Farmer-Chef relationships have been improved through all of the collaborative events and new market channels have been explored for one product (cherry tomatoes). This is a direct result of the Co-Op “What’s Fresh Now” displays at MCA meetings. At these meetings chefs suggested that, instead of trying to develop storage and delivery infrastructure, the Co-Op should partner with one of the locally-owned wholesaler distributers that the chefs currently buy from, to assemble and deliver and market “local produce.” One of the wholesalers at the meeting expressed interest. Over a several-month period, a pilot working relationship was developed for cherry tomatoes. The initial weekly poundage has doubled over the past six months, and two more products (cucumbers and eggplant) are currently being explored. This is a significant accomplishment since it has involved a long-term working relationship with specific market product specifications. This relationship and the “local produce” are being promoted by the Co-Op at tourism industry meetings.

Participation Summary

Project Outcomes

Project outcomes:

1) The Kona to Guam tour was a success. Local interest was so strong that the Guam Hotel and Restaurants Association: Food and Beverage Group and UOG Cooperative Extension Service sent an additional chef and Extension Specialist on the tour with other funds.

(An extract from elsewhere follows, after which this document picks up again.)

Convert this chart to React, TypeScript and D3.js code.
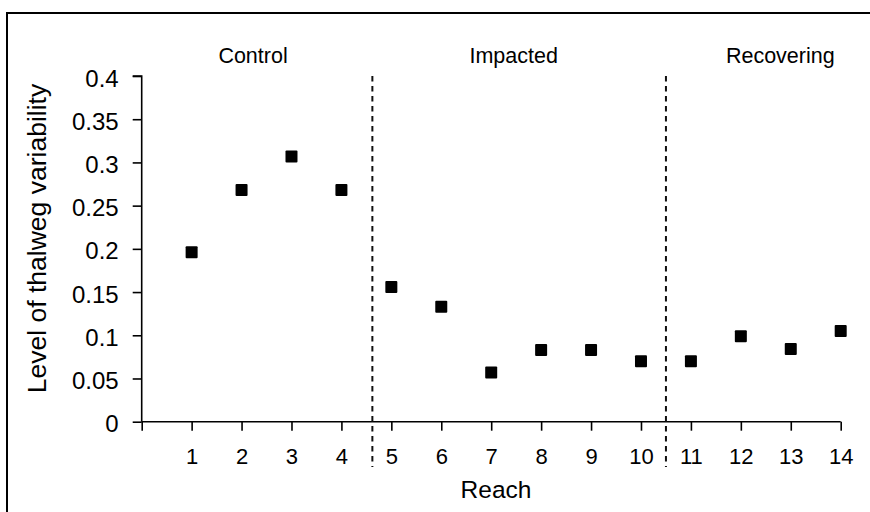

2) The desired goal of peer-to-peer networking on this tour to share new ideas also was met. Ideas brought back included: new enterprises (e.g., production and utilization of figs and citrus), education dealing with seasonality of fruits and vegetables (e.g., Guam Fruit Availability Chart and “What’s Fresh Now”), the concept of an annual regional farmer-chef conference, the idea of back-to-back related conferences (fruit-growing, farmer-chef and regional agriculture needs assessment) to increase participation, the value of bringing in USDA fruit experts in a conference format to stimulate new and improved fruit production, the impact on chefs and the public of displays and of the diversity and high-quality of local produce as part of conferences or quarterly meetings.

3) Specific accomplishments using the above concepts include:

a. Following the tour in Kona, Guam’s Farmers Co-Op prepared and was awarded a grant that included funding for the creation of local seasonality calendars for fruits and vegetables modeled on Hawaii’s concept. At three MCA meetings, one during the rainy season and two during different dry seasons (2009 and 2010), the Co-Op hosted a display consisting of currently available fruits, vegetables and herbs. Chefs and purchasing managers initiated discussions concerning their restaurants’ demand for local produce. Produce displays of “What’s Fresh Now” were prepared and staffed during three annual "Taste Guam Events" with the Co-Op and two annual Pacific Hotel and Restaurant Exhibition (PHARE) events with the Guam Hotel and Restaurant Association (GHRA).

b. Also following the Kona tour, the partnerships developed and ideas gained were incorporated into a Western SARE R&E grant that had passed the pre-proposal screening. This grant is now funded and in the contract issuance stage. This Professional-Producer grant has served as the planning platform for the Western SARE R&E grant to be implemented in late 2010 and 2011. The first grant supported the first planning meeting (planning notes attached) to transition the partnerships built under this grant to the R&E grant.

c. Cuttings of two promising species of fig were brought back to Guam and propagated under mist. They are now being grown out in order to promote fig production on Guam.

d. This grant leveraged with a Rural Development Grant to develop two seasonality posters and flyers; one on Guam Fruits and one on Guam Vegetables. These will be put as digital files on the Guam Sustainable Agriculture website www.guamsustainableag.org. These were used extensively in the educational and display events of this grant.


Future Recommendations

Give restaurants vegetable and fruit seasonality calendar.

Could promote “Buy Fresh” campaign on GHRA website, in more restaurants and in the upcoming “Pastries in Paradise” cookbook.

Any opinions, findings, conclusions, or recommendations expressed in this publication are those of the author(s) and do not necessarily reflect the view of the U.S. Department of Agriculture or SARE.